Parking app will allow businesses on Square to pay for customer parking
Published 8:00 am Monday, February 5, 2018
With less free parking on the Square available as the new parking garage is constructed, downtown businesses will soon have an option to help customers or even employees pay for parking.
The city of Oxford has been using the Passport Parking app for more than three years. The app allows visitors to the Square to pay for parking using their cell phone, rather than digging for change. It also allows them to add money to the meter if their parking time is running out without having to go back out to their car.
On Friday, Parking Director Matt Davis said he has sent information to the Oxford Square Alliance on another program through Passport, called Paperless Merchant Validation.
“Each merchant can create an account and load a certain amount of money,” he said. “If customers or employees pay for parking, the business can choose to validate, or pay, for some or all of the time.”
Businesses can use the program for marketing purposes. For example, if a customer spends a certain amount of money at the store, the store will pay for parking for the amount of time someone was shopping in the store.
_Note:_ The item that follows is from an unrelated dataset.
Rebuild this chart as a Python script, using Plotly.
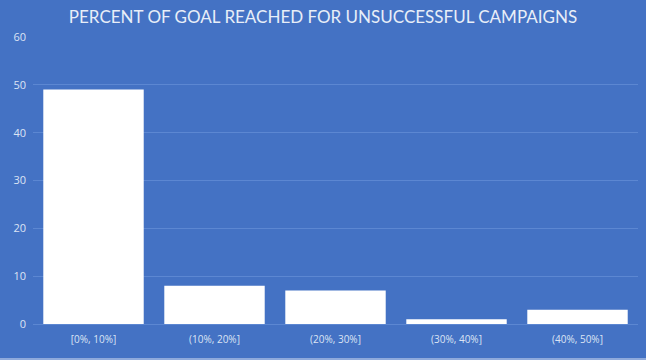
import plotly.graph_objects as go

categories = ["[0%, 10%]", "(10%, 20%]", "(20%, 30%]", "(30%, 40%]", "(40%, 50%]"]
counts = [49, 8, 7, 1, 3]
title_text = "PERCENT OF GOAL REACHED FOR UNSUCCESSFUL CAMPAIGNS"

bg = "#4472C4"
fig = go.Figure(go.Bar(
    x=categories, y=counts,
    marker=dict(color="#FFFFFF", line=dict(width=0)),
    hoverinfo="x+y",
))
fig.update_layout(
    width=646, height=360,
    paper_bgcolor=bg, plot_bgcolor=bg,
    margin=dict(l=33, r=8, t=37, b=36, autoexpand=False),
    bargap=0.17,
    showlegend=False,
    title=dict(text=title_text, x=0.5, xanchor="center", y=0.953, yanchor="middle",
               font=dict(family="Lato, Open Sans, sans-serif", size=17, color="#E8EEF8")),
    font=dict(family="Open Sans, Lato, sans-serif", color="#DCE4F4"),
)
fig.update_yaxes(range=[0, 60], dtick=10, showgrid=True, gridcolor="#5C87D2", gridwidth=1,
                 zeroline=True, zerolinecolor="#5C87D2", zerolinewidth=1,
                 tickfont=dict(size=11, color="#DCE4F4"), ticks="", ticklabelstandoff=6,
                 showline=False, fixedrange=True)
fig.update_xaxes(showgrid=False, showline=False, tickfont=dict(size=10, color="#DCE4F4"),
                 ticks="", ticklabelstandoff=8, fixedrange=True)
# light strip along the bottom edge of the picture
fig.add_shape(type="line", xref="paper", yref="paper", x0=-0.06, x1=1.02, y0=-0.122, y1=-0.122,
              line=dict(color="#8FAADC", width=2))
fig.write_html("out.html", config={"displayModeBar": False},
               post_script="document.body.style.margin='0';document.body.style.padding='0';")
Restaurants could offer specials on their menus that will give a discount off their parking, et cetera.
“It’s up to the merchant,” Davis said. “It’s no cost to the city but it’s an option for businesses if they want to use it.”
However, the merchants can only validate parking for people using the Passport app, and not those paying cash or using a credit card. Essentially, the merchant can transfer funds to the customer or employees “wallet” in the Passport app.
“Right now, the number of people using the app is a small percentage,” said Downtown Parking Advisory Commission Chair Tom Sharpe.
According to data presented by Davis on Friday at DPAC’s regular meeting, about 4 percent of people paying to park are using the free Passport app; however, there’s been an increase over the last few months. In September, 3 percent used Passport to pay for parking while 5 percent used it in January. Most parkers, 51 percent, in January paid with a debit or credit card.
To use the app, visit the app store on your phone and type in Passport Parking. You create a username, password, set up the financial information and whenever the user utilizes it, there is a 35 cent-flat rate per transaction along with the cost of the meter.
Also on Friday the commission discussed reviewing the ticket structure for overtime parking tickets. Currently, the first two tickets are $10. A third ticket in the same year is $25. Each ticket afterward is $50. After a year passes from the date of the first ticket issued, the amounts revert to the $10, $10, $25, $50 structure.
Davis said the city has been struggling with collecting payment for tickets and suggested that all tickets, no matter how many some receive, be $10; however, a $10 fee for each month the ticket remains unpaid is added.
Some of the commissioners thought the city should “reward” those who pay quickly and suggested the tickets become $15; however, if paid within the first 15 days after the ticket is issued, it’s only $10.
The commission took no action on the ticket rates and tabled it for a future meeting.
Davis also told the commission that in January, the city took in $59,732 in parking meter revenue. Parking officers wrote 1,215 tickets. Davis reported a part-time officer has been hired to work on Saturdays. The department now has two, full-time officers and one part-time officer.